February 24, 2009

Recapitalization and refinancing to dominate sector news flow. S$580million debt capital and S$1.4bn equity capital have been raised from the market YTD. With sector-wide deleveraging and optimal gearing ratios likely lower than in the past, capital raisings will likely continue to dominate sector news flow in the short term. We estimate that about S$4.1bn equity capital would be required to overhaul the entire sector’s balance sheet. Average S-REIT gearing is at present 35%, which would drop to 25% if S$4.1bn of fresh equity capital were raised.

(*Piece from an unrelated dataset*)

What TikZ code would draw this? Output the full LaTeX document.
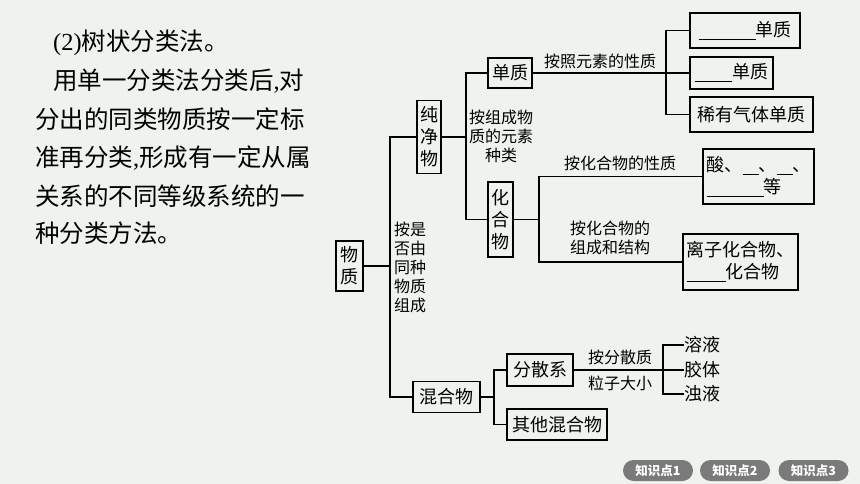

Availability of the right kind of debt is the critical issue. Cambridge Industrial Trust and CapitaCommercial Trust have in the past few weeks announced successful debt refinancings (albeit at higher cost and, in the case of Cambridge REIT, more restrictive terms). Debt of sufficiently long-dated maturity is however not sufficiently available, and to properly match REIT liabilities with their long-duration assets, we continue to believe that additional equity capital is required.

Dividend retention is not enough. Dividend retention or scrip dividend has been proposed by some REIT managers to retain capital during this challenging period. S$348 million worth of distributions were announced and paid by the S-REITs sector in the latest quarter. But even assuming no deterioration in the underlying net property income, we estimate the S-REITs sector would generate an annualized dividend of only S$1.4bn, compared with S$2.7bn debt up for refinancing this year. In addition, we estimate that it would take the sector 2.5 years, on average, with zero dividend payout to restore its balance sheet to a level that we would consider reasonable.

A-REIT remains as our top pick. We favor larger cap S-REITs that have recapitalized with defensive fundamentals.